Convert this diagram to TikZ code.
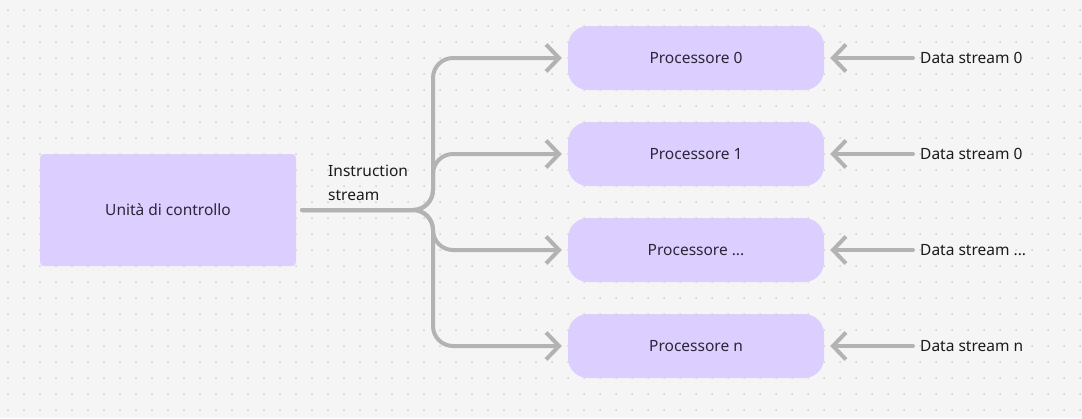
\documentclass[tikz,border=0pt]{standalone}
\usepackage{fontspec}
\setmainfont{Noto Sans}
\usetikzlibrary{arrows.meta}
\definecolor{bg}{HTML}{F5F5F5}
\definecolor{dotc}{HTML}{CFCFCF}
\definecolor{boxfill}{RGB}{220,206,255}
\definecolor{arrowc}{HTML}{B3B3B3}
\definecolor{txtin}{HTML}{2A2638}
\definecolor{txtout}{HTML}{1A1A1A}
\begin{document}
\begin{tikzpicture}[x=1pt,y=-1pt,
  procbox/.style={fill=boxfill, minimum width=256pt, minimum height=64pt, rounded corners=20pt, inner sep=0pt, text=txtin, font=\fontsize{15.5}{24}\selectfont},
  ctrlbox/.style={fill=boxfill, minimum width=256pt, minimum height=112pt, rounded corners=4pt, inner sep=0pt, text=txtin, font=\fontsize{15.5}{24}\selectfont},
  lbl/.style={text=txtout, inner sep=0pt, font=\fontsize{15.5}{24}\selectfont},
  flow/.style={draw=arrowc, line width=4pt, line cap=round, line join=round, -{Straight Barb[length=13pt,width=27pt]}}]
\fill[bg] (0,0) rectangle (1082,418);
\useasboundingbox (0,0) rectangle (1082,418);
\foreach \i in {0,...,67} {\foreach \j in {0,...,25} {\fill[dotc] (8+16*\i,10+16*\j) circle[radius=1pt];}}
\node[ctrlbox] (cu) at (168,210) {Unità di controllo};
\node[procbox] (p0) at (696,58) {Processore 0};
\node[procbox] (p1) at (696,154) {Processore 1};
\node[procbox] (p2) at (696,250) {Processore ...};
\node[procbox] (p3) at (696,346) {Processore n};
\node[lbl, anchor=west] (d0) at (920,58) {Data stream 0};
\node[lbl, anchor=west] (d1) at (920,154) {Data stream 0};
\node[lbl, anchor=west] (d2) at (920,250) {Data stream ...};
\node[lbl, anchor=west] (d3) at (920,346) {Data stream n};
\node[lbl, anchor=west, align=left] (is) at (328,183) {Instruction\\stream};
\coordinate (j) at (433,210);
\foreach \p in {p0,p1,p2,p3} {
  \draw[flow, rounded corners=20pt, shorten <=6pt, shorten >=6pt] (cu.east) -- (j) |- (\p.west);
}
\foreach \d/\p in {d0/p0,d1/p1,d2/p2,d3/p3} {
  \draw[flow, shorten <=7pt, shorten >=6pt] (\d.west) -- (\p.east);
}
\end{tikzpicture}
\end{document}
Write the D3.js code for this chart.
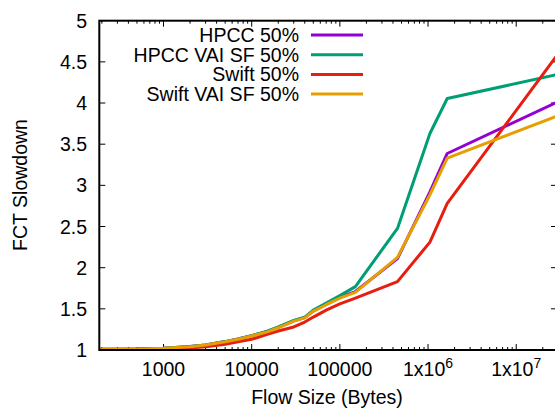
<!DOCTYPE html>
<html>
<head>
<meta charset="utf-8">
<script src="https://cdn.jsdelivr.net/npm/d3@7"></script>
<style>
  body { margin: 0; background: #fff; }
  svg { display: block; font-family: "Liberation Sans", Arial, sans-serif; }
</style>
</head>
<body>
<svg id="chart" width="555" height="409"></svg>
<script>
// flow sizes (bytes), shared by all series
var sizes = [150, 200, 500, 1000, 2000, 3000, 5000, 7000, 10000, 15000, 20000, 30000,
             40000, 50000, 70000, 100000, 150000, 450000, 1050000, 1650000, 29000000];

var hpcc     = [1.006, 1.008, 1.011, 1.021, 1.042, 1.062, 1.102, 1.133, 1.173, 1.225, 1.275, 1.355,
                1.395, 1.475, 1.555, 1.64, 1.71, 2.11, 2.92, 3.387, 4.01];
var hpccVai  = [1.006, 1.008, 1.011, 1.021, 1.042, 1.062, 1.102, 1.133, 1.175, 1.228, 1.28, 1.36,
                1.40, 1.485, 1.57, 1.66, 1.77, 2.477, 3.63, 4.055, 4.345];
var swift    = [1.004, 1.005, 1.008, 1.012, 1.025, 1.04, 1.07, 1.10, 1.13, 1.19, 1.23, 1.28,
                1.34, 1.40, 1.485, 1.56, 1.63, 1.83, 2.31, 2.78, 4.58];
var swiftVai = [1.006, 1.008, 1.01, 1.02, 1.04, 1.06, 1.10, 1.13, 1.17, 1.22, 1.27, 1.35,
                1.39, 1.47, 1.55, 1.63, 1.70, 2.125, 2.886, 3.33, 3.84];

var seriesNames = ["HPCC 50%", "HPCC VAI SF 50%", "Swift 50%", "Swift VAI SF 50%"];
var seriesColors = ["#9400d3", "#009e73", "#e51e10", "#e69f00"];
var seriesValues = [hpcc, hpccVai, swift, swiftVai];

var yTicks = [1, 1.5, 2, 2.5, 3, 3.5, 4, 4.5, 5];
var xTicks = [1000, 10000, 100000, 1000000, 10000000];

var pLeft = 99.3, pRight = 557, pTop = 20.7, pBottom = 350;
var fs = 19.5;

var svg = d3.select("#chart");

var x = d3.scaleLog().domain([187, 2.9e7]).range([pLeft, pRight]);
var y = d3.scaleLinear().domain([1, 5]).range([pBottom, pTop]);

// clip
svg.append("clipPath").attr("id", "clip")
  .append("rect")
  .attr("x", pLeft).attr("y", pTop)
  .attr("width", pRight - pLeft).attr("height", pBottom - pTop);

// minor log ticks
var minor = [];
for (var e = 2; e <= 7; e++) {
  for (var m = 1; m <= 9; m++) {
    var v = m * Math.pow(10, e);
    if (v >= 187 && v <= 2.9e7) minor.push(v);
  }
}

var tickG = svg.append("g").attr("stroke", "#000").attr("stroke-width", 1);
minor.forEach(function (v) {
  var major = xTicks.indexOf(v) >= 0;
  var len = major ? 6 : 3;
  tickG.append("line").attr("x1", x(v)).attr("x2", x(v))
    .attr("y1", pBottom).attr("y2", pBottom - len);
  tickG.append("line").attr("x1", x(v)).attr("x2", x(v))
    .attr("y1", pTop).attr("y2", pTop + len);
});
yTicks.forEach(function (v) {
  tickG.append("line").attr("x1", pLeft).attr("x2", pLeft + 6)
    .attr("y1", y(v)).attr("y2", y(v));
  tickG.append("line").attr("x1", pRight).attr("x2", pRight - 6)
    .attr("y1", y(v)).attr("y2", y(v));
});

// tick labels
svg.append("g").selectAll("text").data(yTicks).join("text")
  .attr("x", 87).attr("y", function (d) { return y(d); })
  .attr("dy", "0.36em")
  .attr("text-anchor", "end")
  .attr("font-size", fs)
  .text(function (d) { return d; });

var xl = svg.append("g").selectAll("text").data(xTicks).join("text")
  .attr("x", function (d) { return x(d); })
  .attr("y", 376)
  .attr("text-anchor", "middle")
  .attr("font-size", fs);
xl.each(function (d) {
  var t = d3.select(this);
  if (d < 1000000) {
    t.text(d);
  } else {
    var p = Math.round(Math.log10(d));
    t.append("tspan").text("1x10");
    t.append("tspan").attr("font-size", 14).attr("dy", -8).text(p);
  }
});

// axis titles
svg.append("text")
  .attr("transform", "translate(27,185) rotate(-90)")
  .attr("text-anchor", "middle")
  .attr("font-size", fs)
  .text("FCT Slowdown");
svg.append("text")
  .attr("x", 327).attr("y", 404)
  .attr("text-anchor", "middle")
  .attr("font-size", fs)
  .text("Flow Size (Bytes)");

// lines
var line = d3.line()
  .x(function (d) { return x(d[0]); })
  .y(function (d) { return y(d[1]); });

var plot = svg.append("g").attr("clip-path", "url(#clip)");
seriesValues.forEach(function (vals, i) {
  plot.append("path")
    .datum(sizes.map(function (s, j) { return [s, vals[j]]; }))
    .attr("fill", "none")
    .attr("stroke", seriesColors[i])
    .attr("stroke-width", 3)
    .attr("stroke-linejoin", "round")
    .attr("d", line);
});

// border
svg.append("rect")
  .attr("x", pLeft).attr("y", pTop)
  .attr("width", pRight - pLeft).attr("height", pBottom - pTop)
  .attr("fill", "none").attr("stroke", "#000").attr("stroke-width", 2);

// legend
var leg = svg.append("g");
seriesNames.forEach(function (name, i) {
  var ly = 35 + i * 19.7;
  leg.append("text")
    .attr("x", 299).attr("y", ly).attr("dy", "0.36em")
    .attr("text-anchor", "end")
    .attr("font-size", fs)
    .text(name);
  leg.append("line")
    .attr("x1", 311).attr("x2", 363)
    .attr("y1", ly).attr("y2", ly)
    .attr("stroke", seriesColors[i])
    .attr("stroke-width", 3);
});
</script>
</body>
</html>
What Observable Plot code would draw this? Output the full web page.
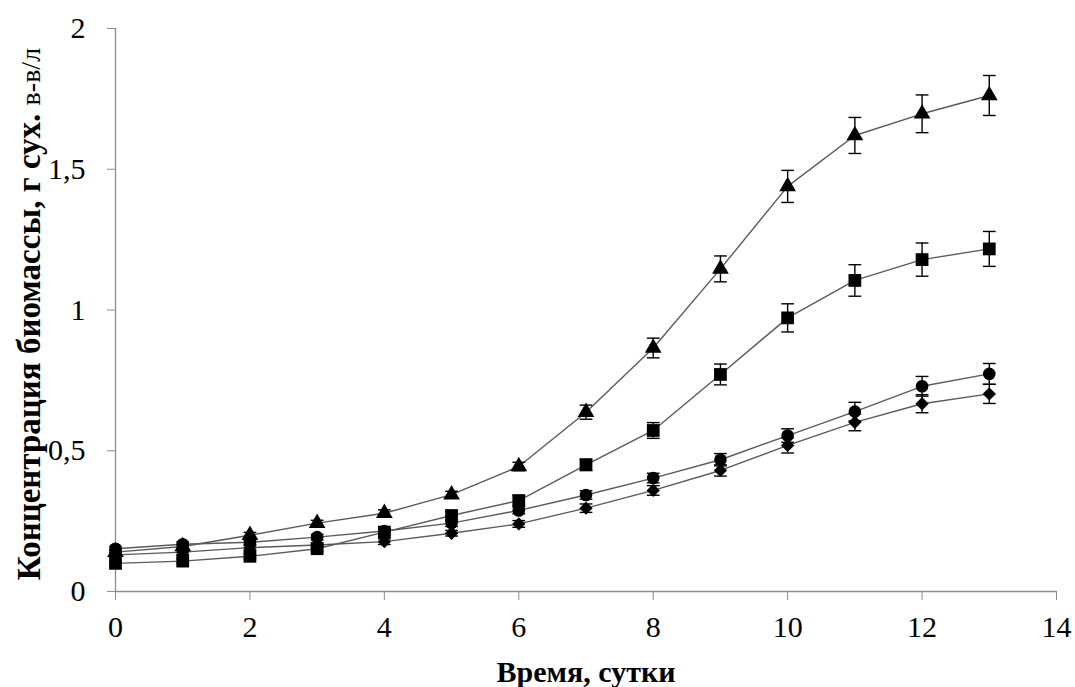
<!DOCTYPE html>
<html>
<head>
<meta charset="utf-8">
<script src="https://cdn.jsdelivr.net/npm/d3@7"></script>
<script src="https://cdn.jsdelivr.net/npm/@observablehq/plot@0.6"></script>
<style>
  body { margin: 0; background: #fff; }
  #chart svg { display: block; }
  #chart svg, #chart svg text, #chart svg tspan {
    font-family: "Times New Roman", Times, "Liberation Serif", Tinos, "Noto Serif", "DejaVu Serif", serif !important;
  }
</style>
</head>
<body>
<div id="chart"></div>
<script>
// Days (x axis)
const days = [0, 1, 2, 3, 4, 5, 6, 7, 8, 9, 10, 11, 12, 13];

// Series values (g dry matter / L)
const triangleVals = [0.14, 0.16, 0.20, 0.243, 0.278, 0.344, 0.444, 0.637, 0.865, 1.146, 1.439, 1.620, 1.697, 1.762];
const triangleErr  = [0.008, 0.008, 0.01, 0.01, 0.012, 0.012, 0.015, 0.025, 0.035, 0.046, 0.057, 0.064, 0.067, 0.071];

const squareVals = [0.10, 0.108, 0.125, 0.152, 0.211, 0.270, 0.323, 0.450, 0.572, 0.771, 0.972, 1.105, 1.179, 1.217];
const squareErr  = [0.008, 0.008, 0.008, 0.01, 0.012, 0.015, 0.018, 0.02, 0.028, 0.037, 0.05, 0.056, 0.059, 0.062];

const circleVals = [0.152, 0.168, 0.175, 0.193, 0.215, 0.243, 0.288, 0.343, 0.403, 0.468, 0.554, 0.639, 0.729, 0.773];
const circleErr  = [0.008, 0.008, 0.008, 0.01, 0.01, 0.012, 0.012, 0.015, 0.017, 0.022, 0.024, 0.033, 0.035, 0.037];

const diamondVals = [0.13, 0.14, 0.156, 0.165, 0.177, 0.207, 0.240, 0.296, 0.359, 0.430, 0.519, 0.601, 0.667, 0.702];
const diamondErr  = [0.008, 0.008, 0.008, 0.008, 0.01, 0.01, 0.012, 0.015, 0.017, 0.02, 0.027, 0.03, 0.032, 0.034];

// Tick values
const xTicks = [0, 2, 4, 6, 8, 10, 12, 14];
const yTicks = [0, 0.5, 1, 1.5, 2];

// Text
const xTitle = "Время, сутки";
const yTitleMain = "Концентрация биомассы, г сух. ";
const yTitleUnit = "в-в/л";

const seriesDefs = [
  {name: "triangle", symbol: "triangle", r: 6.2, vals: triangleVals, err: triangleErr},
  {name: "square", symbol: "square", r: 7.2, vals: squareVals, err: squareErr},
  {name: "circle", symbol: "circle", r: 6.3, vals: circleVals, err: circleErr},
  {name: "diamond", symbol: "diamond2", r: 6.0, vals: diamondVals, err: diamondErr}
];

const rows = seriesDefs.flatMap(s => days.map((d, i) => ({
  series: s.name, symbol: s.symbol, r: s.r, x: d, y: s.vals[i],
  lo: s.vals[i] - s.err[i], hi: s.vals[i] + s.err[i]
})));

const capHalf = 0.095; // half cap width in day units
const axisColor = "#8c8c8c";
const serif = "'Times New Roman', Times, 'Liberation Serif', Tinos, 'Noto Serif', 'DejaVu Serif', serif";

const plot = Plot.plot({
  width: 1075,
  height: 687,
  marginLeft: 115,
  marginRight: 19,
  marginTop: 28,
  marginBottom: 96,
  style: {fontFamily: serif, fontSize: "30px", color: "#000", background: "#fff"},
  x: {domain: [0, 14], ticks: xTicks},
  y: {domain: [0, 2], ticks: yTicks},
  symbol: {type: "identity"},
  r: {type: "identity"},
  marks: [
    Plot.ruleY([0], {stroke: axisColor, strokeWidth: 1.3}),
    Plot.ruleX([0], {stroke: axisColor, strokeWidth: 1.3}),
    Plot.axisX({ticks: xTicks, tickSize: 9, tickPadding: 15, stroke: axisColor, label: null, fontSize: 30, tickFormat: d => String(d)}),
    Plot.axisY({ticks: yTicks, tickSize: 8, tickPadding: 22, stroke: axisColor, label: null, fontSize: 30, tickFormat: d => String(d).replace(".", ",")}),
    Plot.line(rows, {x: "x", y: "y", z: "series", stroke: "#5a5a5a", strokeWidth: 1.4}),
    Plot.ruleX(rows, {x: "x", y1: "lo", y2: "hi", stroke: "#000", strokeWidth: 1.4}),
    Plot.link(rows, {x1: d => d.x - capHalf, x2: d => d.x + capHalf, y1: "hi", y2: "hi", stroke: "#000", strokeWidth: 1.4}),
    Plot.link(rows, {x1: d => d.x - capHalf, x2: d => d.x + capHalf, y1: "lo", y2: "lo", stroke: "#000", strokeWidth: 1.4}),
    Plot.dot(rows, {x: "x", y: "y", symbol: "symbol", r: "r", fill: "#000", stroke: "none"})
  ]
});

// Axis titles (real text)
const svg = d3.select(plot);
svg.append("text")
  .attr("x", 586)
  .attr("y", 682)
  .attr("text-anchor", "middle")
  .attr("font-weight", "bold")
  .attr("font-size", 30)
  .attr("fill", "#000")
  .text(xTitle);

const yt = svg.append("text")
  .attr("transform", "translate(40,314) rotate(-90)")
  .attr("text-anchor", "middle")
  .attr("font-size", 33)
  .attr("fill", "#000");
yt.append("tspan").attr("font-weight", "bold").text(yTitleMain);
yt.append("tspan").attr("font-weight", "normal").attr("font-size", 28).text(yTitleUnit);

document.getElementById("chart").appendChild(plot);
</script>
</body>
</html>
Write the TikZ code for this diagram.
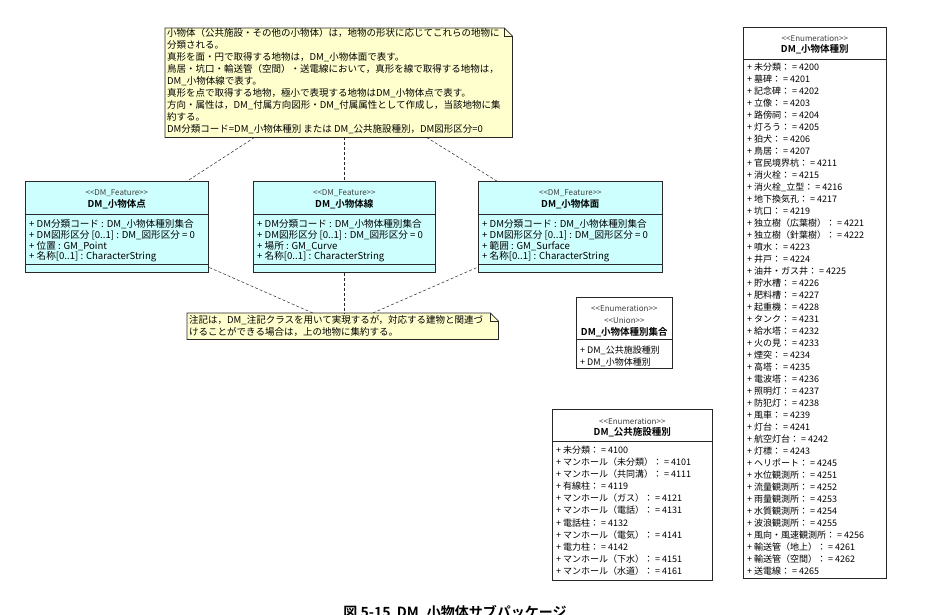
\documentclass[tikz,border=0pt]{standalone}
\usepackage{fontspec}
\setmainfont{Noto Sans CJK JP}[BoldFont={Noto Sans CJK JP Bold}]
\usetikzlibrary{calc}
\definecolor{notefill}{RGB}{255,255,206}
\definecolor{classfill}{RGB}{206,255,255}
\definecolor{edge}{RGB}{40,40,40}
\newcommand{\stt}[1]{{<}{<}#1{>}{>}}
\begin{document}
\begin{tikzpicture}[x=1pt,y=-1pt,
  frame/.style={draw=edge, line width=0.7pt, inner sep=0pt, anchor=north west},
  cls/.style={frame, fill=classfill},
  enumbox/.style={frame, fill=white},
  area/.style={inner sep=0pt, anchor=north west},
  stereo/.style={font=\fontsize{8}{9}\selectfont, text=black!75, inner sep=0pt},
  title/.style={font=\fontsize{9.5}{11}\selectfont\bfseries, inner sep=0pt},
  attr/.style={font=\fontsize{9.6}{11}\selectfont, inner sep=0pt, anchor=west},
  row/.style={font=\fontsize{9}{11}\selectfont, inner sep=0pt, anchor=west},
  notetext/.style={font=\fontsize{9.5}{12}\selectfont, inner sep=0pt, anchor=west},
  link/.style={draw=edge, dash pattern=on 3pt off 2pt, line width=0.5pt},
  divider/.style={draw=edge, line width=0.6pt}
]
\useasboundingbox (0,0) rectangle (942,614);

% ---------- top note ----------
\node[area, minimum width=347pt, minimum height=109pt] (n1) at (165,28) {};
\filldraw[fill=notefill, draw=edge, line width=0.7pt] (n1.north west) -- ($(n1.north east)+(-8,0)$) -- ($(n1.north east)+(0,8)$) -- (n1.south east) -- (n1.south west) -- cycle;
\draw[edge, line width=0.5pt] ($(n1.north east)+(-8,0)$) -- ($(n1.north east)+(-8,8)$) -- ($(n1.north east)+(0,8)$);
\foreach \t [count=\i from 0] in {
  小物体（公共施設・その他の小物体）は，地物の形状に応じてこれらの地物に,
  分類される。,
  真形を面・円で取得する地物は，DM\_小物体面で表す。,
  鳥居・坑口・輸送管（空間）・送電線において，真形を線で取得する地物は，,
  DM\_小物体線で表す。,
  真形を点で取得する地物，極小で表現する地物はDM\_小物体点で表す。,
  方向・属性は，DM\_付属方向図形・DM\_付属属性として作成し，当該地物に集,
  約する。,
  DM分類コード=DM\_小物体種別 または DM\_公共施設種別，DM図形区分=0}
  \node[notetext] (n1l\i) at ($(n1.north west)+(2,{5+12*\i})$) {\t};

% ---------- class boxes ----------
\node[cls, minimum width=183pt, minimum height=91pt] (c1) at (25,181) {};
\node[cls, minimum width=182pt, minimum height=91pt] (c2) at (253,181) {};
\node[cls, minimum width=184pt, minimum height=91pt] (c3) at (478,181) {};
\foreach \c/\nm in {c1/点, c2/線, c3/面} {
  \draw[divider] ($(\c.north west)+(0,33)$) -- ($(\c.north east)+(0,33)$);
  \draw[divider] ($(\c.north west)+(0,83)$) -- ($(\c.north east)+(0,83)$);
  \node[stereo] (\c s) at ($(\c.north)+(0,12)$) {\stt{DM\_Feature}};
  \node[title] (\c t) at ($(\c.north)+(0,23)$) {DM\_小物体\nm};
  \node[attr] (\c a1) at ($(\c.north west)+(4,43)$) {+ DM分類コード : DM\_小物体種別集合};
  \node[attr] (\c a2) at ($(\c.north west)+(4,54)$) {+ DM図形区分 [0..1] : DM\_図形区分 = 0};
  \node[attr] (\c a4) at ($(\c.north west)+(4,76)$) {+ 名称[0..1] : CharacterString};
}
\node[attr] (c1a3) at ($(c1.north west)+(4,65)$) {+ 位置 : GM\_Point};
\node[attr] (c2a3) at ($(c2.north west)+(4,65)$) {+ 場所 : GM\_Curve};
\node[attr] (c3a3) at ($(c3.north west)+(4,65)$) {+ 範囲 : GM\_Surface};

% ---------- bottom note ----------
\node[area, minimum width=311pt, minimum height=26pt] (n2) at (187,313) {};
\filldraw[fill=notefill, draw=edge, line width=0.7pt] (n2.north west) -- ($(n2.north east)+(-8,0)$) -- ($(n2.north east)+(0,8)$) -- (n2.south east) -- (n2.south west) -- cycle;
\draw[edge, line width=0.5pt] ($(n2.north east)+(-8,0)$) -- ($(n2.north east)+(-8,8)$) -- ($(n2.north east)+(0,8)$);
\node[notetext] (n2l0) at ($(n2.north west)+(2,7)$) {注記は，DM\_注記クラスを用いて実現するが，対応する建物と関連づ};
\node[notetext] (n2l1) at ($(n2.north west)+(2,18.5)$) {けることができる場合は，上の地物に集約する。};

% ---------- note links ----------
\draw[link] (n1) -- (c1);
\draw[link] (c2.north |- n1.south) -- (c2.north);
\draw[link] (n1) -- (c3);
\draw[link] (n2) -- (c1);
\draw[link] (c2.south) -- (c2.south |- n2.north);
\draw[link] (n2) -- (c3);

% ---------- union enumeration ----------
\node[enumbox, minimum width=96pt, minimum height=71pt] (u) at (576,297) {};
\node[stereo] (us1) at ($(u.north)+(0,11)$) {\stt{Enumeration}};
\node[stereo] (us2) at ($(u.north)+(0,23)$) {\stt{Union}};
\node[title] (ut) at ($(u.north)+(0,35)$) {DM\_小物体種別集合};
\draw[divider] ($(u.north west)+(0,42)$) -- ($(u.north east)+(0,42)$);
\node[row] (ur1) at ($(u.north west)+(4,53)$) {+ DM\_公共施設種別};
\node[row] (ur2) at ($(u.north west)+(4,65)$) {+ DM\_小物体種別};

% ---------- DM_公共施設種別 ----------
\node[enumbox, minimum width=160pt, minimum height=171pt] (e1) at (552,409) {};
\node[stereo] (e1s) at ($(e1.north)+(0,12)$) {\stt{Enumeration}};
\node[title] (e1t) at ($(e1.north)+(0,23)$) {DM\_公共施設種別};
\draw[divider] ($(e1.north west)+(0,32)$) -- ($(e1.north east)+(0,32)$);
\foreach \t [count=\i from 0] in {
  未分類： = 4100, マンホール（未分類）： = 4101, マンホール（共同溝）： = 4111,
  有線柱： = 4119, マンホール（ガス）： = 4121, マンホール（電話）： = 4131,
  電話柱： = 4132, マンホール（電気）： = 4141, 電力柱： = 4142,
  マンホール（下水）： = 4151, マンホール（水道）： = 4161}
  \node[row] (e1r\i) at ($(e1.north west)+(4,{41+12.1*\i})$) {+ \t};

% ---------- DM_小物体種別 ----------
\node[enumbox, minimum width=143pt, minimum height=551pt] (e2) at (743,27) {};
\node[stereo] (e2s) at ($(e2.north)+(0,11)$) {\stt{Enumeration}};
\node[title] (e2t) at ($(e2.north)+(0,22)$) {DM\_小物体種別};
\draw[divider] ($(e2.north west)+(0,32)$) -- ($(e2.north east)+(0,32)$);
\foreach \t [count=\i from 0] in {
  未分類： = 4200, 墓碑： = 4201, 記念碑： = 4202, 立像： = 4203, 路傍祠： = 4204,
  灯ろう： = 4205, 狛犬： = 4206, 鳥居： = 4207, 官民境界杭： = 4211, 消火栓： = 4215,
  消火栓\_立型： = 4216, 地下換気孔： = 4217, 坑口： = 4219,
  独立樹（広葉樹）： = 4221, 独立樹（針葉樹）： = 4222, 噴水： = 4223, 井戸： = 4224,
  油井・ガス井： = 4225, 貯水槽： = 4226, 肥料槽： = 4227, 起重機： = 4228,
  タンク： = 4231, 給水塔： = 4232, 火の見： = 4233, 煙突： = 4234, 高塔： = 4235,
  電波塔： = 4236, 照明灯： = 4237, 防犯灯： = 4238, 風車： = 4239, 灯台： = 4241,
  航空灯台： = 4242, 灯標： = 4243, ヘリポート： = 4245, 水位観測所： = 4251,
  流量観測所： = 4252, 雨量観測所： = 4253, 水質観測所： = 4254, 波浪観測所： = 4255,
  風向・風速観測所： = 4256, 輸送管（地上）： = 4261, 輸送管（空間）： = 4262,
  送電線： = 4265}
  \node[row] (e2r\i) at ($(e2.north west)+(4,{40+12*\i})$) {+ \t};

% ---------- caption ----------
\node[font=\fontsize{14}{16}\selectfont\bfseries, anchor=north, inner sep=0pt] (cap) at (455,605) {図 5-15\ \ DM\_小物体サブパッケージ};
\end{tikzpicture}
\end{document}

DIRECTIONS:
From the line containing "What Observable Plot" to the line containing "11, 12, 13];", both lines included, give the text again exactly, without any pictures.

WRITTEN ANSWER:
What Observable Plot code would draw this? Output the full web page.
<!DOCTYPE html>
<html>
<head>
<meta charset="utf-8">
<script src="https://cdn.jsdelivr.net/npm/d3@7"></script>
<script src="https://cdn.jsdelivr.net/npm/@observablehq/plot@0.6"></script>
<style>
  body { margin: 0; background: #fff; }
  #chart svg { display: block; }
  #chart svg, #chart svg text, #chart svg tspan {
    font-family: "Times New Roman", Times, "Liberation Serif", Tinos, "Noto Serif", "DejaVu Serif", serif !important;
  }
</style>
</head>
<body>
<div id="chart"></div>
<script>
// Days (x axis)
const days = [0, 1, 2, 3, 4, 5, 6, 7, 8, 9, 10, 11, 12, 13];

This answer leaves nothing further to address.